New Delhi: The Congress has picked up its act of questioning the central BJP leadership over the violence that unfolded in Delhi's streets on January 26 as chaos reigned during the farmers' Republic Day tractor parade.
Congress national spokesperson Randeep Singh Surjewala on Wednesday said that Home Minister Amit Shah was to be held accountable for the violence, a result of the "collapse" of law and order in the national capital, and demanded that the Home Minister be dismissed from office.
'Violence in Delhi for the second time within one year'
Surjewala pointed out that the national capital Delhi was witnessing violence unfolding on its streets for the second time within the span of one year. This is in reference to the communal violence which took place in Delhi on January 2020, around this time last year.
"Union Home Minister Amit Shah is responsible for the violence that unfolded on the streets of Delhi during the farmers' protests," the press note issued by Surjewala read.
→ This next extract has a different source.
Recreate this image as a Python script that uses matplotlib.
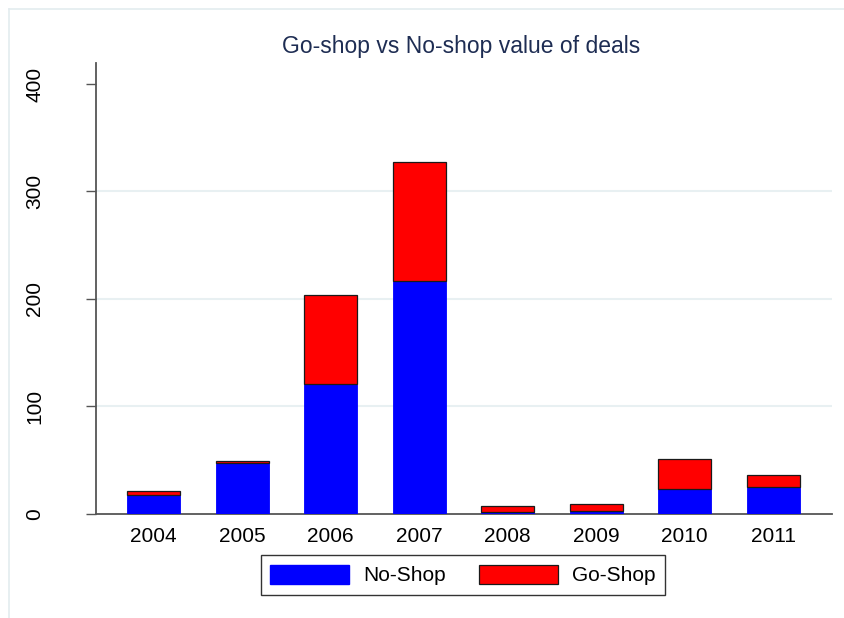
import matplotlib
matplotlib.use("Agg")
import matplotlib.pyplot as plt
from matplotlib.patches import Patch
from matplotlib.lines import Line2D
import numpy as np

plt.rcParams['font.family'] = ['Liberation Sans', 'DejaVu Sans']

years = ["2004", "2005", "2006", "2007", "2008", "2009", "2010", "2011"]
no_shop = [18.1, 47.0, 120.7, 216.7, 2.0, 3.1, 23.0, 24.8]
go_shop = [3.0, 2.3, 83.0, 110.7, 5.7, 6.2, 27.9, 11.5]
y_ticks = [0, 100, 200, 300, 400]
title = "Go-shop vs No-shop value of deals"

W, H = 844, 618
fig = plt.figure(figsize=(W / 100, H / 100), dpi=100)
fig.patch.set_facecolor('white')

# outer light frame (top and left edges only visible)
fig.lines.append(Line2D([9 / W, 1.0], [1 - 9 / H, 1 - 9 / H], transform=fig.transFigure,
                        color='#e3ecef', lw=1.2))
fig.lines.append(Line2D([9 / W, 9 / W], [0.0, 1 - 9 / H], transform=fig.transFigure,
                        color='#e3ecef', lw=1.2))

ax = fig.add_axes([95.7 / W, 1 - 514 / H, (832.3 - 95.7) / W, (514 - 63) / H])
x = np.arange(len(years))
ax.bar(x, no_shop, width=0.6, color='#0000ff', edgecolor='#0000ff', linewidth=0.6, zorder=3)
ax.bar(x, go_shop, width=0.6, bottom=no_shop, color='#ff0000', edgecolor='#1a1a1a',
       linewidth=0.9, zorder=3)

ax.set_xlim(-0.655, 7.667)
ax.set_ylim(0, 419.5)
ax.set_xticks(x)
ax.set_xticklabels(years, fontsize=15)
ax.set_yticks(y_ticks)
ax.set_yticklabels([str(v) for v in y_ticks], fontsize=15, rotation=90, va='center')
ax.tick_params(axis='x', length=0, pad=9)
ax.tick_params(axis='y', length=7.2, width=1.0, color='#555555', pad=30)

for v in [100, 200, 300]:
    ax.axhline(v, color='#e8f0f2', lw=1.5, zorder=1)

for s in ['top', 'right']:
    ax.spines[s].set_visible(False)
for s in ['left', 'bottom']:
    ax.spines[s].set_color('#555555')
    ax.spines[s].set_linewidth(1.3)

fig.text(461 / W, 1 - 47 / H, title, ha='center', va='center', fontsize=16.5, color='#1e2d53')

handles = [Patch(facecolor='#0000ff', edgecolor='#0000ff', label='No-Shop'),
           Patch(facecolor='#ff0000', edgecolor='#1a1a1a', linewidth=0.9, label='Go-Shop')]
leg = fig.legend(handles=handles, loc='center', bbox_to_anchor=(463 / W, 1 - 575 / H), ncol=2,
                 fontsize=15, frameon=True, fancybox=False, handlelength=3.8, handleheight=1.05,
                 handletextpad=0.67, columnspacing=1.6, borderpad=0.45, borderaxespad=0)
leg.get_frame().set_edgecolor('black')
leg.get_frame().set_linewidth(1.0)

fig.savefig('out.png', dpi=100, facecolor='white')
"This is the second such incident of violence within the span of one year. For failing to stop said incidents, Amit Shah should be removed from his office," it further stated.
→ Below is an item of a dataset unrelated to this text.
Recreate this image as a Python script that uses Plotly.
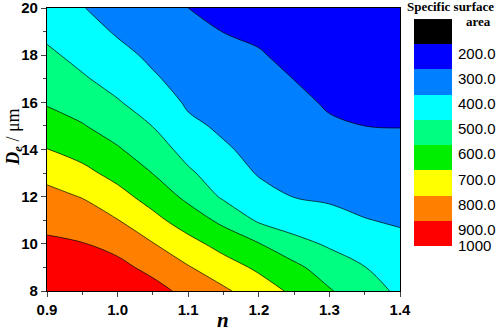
import plotly.graph_objects as go

# ------------------------------
# Data
# ------------------------------

n_vals = [0.90, 0.95, 1.00, 1.05, 1.10, 1.15, 1.20, 1.25, 1.30, 1.35, 1.40]
de_vals = [8, 9, 10, 11, 12, 13, 14, 15, 16, 17, 18, 19, 20]

# specific surface area, one row per De value (8 -> 20), one column per n
ssa = [
    [980, 975, 975, 937, 870, 816, 749, 681, 609, 536, 485],
    [948, 939, 928, 871, 807, 742, 683, 624, 548, 502, 452],
    [915, 904, 868, 804, 732, 665, 604, 529, 488, 453, 420],
    [875, 851, 803, 728, 652, 576, 487, 455, 429, 403, 391],
    [828, 796, 733, 661, 577, 486, 433, 398, 387, 376, 367],
    [772, 726, 669, 598, 515, 448, 393, 378, 361, 351, 344],
    [702, 664, 609, 548, 465, 411, 375, 358, 336, 325, 321],
    [644, 606, 557, 498, 419, 385, 357, 338, 310, 300, 298],
    [591, 558, 507, 455, 387, 363, 340, 318, 291, 285, 283],
    [554, 510, 466, 411, 366, 342, 322, 299, 276, 270, 268],
    [517, 473, 427, 382, 344, 320, 305, 284, 261, 255, 253],
    [480, 438, 390, 358, 322, 299, 289, 269, 246, 240, 238],
    [445, 403, 369, 334, 300, 284, 274, 254, 231, 225, 223],
]

levels = [200, 300, 400, 500, 600, 700, 800, 900, 1000]
level_labels = ["200.0", "300.0", "400.0", "500.0", "600.0", "700.0", "800.0", "900.0", "1000"]
band_colors = [
    "#000000",
    "#0000FF",
    "#0080FF",
    "#00FFFF",
    "#00FF80",
    "#00EE00",
    "#FFFF00",
    "#FF8000",
    "#FF0000",
]

step = levels[1] - levels[0]
nb = len(band_colors)
cscale = [[k / (nb - 1), c] for k, c in enumerate(band_colors)]

# band centres for the hand-made legend bar (low values on top)
band_mid = [levels[0] - step / 2 + k * step for k in range(nb)]

axis_font = dict(family="Liberation Sans", size=15, color="black")
serif = "Liberation Serif"

fig = go.Figure()

fig.add_trace(
    go.Contour(
        x=n_vals,
        y=de_vals,
        z=ssa,
        contours=dict(start=levels[0], end=levels[-2], size=step, coloring="fill"),
        colorscale=cscale,
        line=dict(color="black", width=0.7, smoothing=1),
        showscale=False,
        hovertemplate="n=%{x}<br>De=%{y}<br>%{z}<extra></extra>",
    )
)

# legend bar drawn as a one-column heatmap
fig.add_trace(
    go.Heatmap(
        x=[0],
        y=band_mid,
        z=[[v] for v in band_mid],
        colorscale=cscale,
        zmin=band_mid[0],
        zmax=band_mid[-1],
        showscale=False,
        xaxis="x2",
        yaxis="y2",
        hoverinfo="skip",
    )
)

fig.update_layout(
    width=498,
    height=331,
    margin=dict(l=47, r=0, t=8, b=40),
    plot_bgcolor="white",
    paper_bgcolor="white",
    showlegend=False,
    xaxis=dict(
        domain=[0, 0.7827],
        range=[0.9, 1.4],
        dtick=0.1,
        tickformat=".1f",
        ticks="outside",
        ticklen=5,
        tickwidth=1.2,
        minor=dict(dtick=0.05, ticks="outside", ticklen=3, tickwidth=1),
        showline=True,
        linecolor="black",
        linewidth=1.2,
        mirror=True,
        showgrid=False,
        zeroline=False,
        automargin=False,
        ticklabeloverflow="allow",
        tickfont=dict(axis_font, weight="bold"),
    ),
    yaxis=dict(
        range=[8, 20],
        dtick=2,
        ticks="outside",
        ticklen=5,
        tickwidth=1.2,
        minor=dict(dtick=1, ticks="outside", ticklen=3, tickwidth=1),
        showline=True,
        linecolor="black",
        linewidth=1.2,
        mirror=True,
        showgrid=False,
        zeroline=False,
        automargin=False,
        ticklabeloverflow="allow",
        tickfont=dict(axis_font, weight="bold"),
    ),
    xaxis2=dict(
        domain=[0.8137, 0.898],
        range=[-0.5, 0.5],
        anchor="y2",
        showticklabels=False,
        showgrid=False,
        zeroline=False,
        automargin=False,
        fixedrange=True,
    ),
    yaxis2=dict(
        domain=[0.159, 0.961],
        range=[levels[-1], levels[0] - step],
        anchor="x2",
        side="right",
        tickvals=[v + 36 for v in levels[:-1]] + [levels[-1]],
        ticktext=level_labels,
        ticks="",
        ticklabelstandoff=5,
        showgrid=False,
        zeroline=False,
        automargin=False,
        ticklabeloverflow="allow",
        fixedrange=True,
        tickfont=axis_font,
    ),
)

# axis titles and legend title
ann = dict(xref="paper", yref="paper", showarrow=False, xanchor="center", yanchor="middle")
fig.add_annotation(
    text="<b><i>n</i></b>", x=0.39, y=-0.102,
    font=dict(family=serif, size=21, color="black"), **ann,
)
fig.add_annotation(
    text="<b><i>D<sub>e</sub></i></b> / μm", x=-0.074, y=0.544, textangle=-90,
    font=dict(family=serif, size=18, color="black"), **ann,
)
fig.add_annotation(
    text="<b>Specific surface</b>", x=0.8936, y=1.007,
    font=dict(family=serif, size=13, color="black"), **ann,
)
fig.add_annotation(
    text="<b>area</b>", x=0.9557, y=0.952,
    font=dict(family=serif, size=13, color="black"), **ann,
)

# drop the default page margin so the figure sits at the window corner
fig.write_html(
    "out.html",
    config={"displayModeBar": False},
    post_script="document.body.style.margin='0';",
)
The Congress spokesperson said that if Amit Shah is not dismissed from his post, it will be 'proved' that all these acts of violence was carried out in connivance with the Prime Minister himself. Surjewala said that yesterday's event was a 'violent conspiracy' to defame the farmers' movement.
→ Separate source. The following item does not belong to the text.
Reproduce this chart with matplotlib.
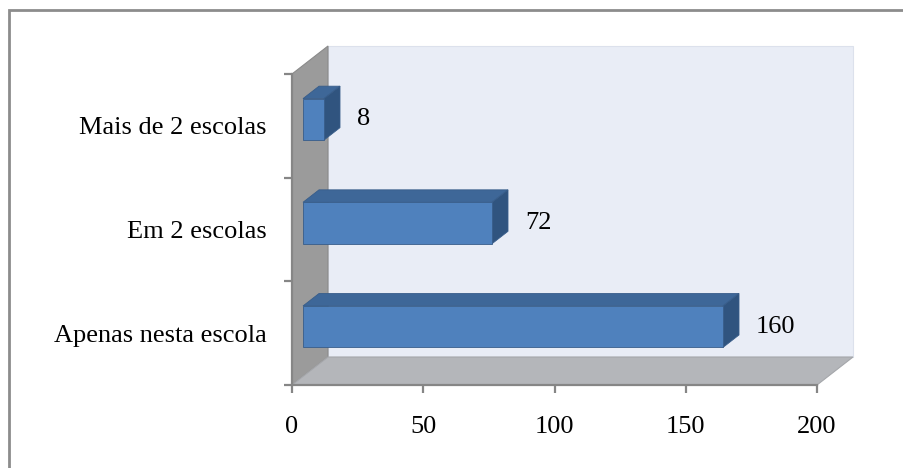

'Centre filing cases against farmers instead of actual miscreants'
Further, the Congress spokesperson said that instead of filing cases against the miscreants responsible for the violence, the government is now filing cases against farmer leaders.
"This proves that the incident was carried out with the conspiracy to defame the farmers' movement. When the Modi government failed to forcibly remove the farmers, it had to be fraudulently removed," Surjewala claimed.
'Government has adopted divide-rule policy'
Randeep Singh Surjewala alleged that the central government has adopted an unofficial policy of first engaging with mass movements in 'diplomatic talks' that go nowhere, instead gradually making the protesters exhausted. He said that the moment the people's anger erupts, the central government embarks on a mission to paint the protesters as 'violent rioters' and file cases.
He alleged that the government is adopting a policy of 'divide-and-rule' to break apart the farmers' agitation.